● **OBJECTIVE**
Exactly repeat the lines starting at the one that holds "Rebuild this diagram" and ending at the one that holds "(eps.north |- y.south);". Both end lines count; leave out everything else.

● **MATERIAL FOR THE TASK**
╔══

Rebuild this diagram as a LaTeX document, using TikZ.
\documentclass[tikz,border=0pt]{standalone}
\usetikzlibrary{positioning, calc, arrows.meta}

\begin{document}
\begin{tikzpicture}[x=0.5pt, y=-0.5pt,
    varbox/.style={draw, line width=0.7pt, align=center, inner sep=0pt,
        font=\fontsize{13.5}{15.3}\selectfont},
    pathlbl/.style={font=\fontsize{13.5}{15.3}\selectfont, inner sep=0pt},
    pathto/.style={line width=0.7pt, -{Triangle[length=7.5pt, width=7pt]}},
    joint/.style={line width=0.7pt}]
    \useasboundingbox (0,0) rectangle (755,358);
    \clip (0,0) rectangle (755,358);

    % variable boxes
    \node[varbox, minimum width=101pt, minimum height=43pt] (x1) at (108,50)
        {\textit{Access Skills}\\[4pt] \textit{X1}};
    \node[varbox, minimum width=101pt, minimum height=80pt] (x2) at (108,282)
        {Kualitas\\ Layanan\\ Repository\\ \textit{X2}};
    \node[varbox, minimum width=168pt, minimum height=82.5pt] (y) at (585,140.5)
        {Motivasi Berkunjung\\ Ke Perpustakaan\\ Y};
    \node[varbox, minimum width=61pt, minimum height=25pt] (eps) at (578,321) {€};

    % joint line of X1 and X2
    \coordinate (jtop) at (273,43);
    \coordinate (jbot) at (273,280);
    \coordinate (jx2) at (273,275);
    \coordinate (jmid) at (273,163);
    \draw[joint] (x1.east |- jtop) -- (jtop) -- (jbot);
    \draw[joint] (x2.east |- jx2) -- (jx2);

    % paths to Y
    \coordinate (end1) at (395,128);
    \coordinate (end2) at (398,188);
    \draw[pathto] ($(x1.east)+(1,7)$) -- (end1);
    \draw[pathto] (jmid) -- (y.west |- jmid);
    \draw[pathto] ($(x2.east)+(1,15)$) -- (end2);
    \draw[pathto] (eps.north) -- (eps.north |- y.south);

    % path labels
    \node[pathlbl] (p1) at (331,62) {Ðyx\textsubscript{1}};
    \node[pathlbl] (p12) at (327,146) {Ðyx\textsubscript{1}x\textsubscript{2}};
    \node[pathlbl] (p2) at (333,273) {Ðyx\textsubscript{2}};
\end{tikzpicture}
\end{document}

╚══
╔══

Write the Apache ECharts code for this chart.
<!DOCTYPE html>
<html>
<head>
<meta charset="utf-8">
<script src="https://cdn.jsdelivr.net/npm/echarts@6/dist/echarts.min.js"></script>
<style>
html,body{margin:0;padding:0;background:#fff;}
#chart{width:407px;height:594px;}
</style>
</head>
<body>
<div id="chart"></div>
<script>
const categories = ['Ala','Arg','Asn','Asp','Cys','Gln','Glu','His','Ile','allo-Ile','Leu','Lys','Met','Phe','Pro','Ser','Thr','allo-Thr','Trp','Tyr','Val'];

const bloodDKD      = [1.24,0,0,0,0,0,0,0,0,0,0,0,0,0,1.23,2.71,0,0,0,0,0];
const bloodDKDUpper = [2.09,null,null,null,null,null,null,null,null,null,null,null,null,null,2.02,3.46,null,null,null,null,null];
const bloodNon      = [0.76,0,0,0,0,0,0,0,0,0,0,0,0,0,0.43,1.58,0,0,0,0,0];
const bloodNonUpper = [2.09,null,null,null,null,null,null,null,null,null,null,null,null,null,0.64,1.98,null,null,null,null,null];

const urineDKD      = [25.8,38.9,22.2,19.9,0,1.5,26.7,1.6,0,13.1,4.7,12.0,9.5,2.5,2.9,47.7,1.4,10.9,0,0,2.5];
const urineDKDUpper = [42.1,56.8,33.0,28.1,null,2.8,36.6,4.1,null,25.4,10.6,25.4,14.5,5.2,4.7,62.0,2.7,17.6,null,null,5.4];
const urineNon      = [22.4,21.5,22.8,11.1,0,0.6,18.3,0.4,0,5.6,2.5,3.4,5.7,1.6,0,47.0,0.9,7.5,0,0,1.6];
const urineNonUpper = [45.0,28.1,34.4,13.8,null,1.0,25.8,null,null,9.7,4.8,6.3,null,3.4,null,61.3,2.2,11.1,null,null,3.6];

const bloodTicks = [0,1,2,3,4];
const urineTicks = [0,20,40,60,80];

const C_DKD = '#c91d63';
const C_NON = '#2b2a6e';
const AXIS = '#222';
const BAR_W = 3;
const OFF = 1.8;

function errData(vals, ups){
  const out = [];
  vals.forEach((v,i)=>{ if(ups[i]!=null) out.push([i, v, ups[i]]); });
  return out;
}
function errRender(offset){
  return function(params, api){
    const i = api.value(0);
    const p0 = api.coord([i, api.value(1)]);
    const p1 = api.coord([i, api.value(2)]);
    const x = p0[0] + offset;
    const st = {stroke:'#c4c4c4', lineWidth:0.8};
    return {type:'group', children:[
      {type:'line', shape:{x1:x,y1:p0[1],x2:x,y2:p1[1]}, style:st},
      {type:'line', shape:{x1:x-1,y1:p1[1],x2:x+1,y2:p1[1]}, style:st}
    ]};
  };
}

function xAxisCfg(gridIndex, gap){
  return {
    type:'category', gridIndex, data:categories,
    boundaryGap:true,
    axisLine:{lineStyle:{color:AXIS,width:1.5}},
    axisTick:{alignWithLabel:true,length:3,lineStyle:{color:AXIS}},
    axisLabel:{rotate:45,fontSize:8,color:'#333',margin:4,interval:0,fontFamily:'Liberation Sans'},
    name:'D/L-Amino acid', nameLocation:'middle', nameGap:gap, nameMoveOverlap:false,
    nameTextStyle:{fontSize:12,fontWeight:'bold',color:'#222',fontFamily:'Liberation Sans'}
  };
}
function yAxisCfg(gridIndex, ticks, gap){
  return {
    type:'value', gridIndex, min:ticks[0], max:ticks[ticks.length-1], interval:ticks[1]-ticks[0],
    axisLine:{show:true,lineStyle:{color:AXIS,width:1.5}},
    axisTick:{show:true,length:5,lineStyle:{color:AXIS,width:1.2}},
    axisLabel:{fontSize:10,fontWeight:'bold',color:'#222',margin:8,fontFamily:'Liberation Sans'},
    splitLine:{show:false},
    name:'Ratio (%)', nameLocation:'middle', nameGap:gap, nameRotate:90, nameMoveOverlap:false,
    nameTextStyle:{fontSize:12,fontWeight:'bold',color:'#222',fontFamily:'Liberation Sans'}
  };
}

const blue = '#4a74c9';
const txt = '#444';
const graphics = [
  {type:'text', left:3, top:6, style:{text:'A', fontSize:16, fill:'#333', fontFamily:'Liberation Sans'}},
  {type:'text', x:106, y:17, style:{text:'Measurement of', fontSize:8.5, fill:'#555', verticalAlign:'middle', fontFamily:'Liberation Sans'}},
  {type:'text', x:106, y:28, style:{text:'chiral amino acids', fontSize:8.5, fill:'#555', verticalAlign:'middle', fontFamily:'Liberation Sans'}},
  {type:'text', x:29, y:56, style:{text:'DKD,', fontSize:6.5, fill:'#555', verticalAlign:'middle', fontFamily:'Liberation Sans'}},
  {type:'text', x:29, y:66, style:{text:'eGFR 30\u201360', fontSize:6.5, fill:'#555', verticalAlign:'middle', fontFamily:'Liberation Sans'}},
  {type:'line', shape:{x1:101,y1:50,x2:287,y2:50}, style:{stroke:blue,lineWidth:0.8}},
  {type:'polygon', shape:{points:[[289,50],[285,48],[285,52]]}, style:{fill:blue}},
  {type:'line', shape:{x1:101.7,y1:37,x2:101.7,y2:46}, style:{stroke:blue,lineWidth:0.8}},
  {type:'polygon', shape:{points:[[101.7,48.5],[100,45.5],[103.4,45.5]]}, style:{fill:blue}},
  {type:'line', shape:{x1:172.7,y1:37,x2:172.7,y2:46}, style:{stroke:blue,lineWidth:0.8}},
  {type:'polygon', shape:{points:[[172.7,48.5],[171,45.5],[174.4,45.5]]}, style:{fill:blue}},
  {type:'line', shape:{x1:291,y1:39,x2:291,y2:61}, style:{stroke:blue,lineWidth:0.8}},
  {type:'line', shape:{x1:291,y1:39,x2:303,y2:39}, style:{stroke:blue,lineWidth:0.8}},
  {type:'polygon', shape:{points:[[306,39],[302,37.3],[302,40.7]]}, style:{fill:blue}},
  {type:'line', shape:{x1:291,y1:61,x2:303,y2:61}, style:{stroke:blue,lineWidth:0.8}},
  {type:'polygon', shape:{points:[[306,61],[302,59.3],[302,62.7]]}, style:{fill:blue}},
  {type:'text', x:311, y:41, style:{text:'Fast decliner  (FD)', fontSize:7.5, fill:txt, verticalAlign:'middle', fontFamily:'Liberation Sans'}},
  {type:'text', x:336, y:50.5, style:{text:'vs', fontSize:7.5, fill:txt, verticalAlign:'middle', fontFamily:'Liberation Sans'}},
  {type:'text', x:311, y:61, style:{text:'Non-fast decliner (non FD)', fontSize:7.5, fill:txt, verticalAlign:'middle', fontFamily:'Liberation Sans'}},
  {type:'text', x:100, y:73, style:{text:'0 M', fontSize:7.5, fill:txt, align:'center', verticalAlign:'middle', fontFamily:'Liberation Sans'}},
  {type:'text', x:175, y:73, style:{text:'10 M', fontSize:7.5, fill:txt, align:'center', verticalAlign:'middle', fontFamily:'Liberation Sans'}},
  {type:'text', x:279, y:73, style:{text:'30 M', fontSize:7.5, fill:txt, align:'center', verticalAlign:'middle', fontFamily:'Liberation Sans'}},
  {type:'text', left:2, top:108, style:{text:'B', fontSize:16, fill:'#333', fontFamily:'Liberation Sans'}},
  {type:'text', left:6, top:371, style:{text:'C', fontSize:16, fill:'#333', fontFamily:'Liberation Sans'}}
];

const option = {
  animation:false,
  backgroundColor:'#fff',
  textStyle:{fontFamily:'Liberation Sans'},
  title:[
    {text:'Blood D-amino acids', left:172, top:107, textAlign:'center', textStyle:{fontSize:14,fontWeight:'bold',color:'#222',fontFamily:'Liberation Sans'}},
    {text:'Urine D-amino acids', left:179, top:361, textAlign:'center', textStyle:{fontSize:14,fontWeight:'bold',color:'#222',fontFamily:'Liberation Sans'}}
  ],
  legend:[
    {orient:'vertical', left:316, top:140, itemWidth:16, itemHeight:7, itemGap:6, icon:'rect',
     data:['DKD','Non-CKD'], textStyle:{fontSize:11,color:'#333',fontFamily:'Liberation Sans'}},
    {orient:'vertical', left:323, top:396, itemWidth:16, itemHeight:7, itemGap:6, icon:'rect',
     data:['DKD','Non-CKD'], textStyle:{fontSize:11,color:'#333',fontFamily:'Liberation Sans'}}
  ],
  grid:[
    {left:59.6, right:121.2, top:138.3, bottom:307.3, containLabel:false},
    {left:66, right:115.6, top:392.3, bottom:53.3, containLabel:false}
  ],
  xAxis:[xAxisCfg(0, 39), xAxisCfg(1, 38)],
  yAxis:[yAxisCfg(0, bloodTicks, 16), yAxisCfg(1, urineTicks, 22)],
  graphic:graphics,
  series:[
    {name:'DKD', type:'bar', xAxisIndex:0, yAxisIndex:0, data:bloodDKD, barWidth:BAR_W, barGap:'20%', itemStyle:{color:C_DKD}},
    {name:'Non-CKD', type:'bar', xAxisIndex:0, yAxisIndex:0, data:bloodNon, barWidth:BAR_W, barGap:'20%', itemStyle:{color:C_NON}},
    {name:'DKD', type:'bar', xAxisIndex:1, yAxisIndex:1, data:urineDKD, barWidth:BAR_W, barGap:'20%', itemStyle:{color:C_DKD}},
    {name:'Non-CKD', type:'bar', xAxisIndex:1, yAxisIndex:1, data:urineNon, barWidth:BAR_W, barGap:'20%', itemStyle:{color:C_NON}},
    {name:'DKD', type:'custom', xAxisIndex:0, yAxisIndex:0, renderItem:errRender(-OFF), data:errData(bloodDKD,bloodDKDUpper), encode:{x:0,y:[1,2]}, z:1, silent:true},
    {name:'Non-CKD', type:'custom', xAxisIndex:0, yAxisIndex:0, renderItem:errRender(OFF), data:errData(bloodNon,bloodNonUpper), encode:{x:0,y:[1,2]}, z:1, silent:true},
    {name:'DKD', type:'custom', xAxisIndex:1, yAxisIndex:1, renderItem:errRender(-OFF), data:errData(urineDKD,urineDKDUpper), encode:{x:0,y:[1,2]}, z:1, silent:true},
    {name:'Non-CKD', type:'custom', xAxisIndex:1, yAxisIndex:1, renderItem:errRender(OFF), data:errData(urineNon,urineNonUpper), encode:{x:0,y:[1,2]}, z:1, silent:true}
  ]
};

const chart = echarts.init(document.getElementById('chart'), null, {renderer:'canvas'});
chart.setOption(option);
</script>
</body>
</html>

╚══

● **WRITTEN REPLY**
Rebuild this diagram as a LaTeX document, using TikZ.
\documentclass[tikz,border=0pt]{standalone}
\usetikzlibrary{positioning, calc, arrows.meta}

\begin{document}
\begin{tikzpicture}[x=0.5pt, y=-0.5pt,
    varbox/.style={draw, line width=0.7pt, align=center, inner sep=0pt,
        font=\fontsize{13.5}{15.3}\selectfont},
    pathlbl/.style={font=\fontsize{13.5}{15.3}\selectfont, inner sep=0pt},
    pathto/.style={line width=0.7pt, -{Triangle[length=7.5pt, width=7pt]}},
    joint/.style={line width=0.7pt}]
    \useasboundingbox (0,0) rectangle (755,358);
    \clip (0,0) rectangle (755,358);

    % variable boxes
    \node[varbox, minimum width=101pt, minimum height=43pt] (x1) at (108,50)
        {\textit{Access Skills}\\[4pt] \textit{X1}};
    \node[varbox, minimum width=101pt, minimum height=80pt] (x2) at (108,282)
        {Kualitas\\ Layanan\\ Repository\\ \textit{X2}};
    \node[varbox, minimum width=168pt, minimum height=82.5pt] (y) at (585,140.5)
        {Motivasi Berkunjung\\ Ke Perpustakaan\\ Y};
    \node[varbox, minimum width=61pt, minimum height=25pt] (eps) at (578,321) {€};

    % joint line of X1 and X2
    \coordinate (jtop) at (273,43);
    \coordinate (jbot) at (273,280);
    \coordinate (jx2) at (273,275);
    \coordinate (jmid) at (273,163);
    \draw[joint] (x1.east |- jtop) -- (jtop) -- (jbot);
    \draw[joint] (x2.east |- jx2) -- (jx2);

    % paths to Y
    \coordinate (end1) at (395,128);
    \coordinate (end2) at (398,188);
    \draw[pathto] ($(x1.east)+(1,7)$) -- (end1);
    \draw[pathto] (jmid) -- (y.west |- jmid);
    \draw[pathto] ($(x2.east)+(1,15)$) -- (end2);
    \draw[pathto] (eps.north) -- (eps.north |- y.south);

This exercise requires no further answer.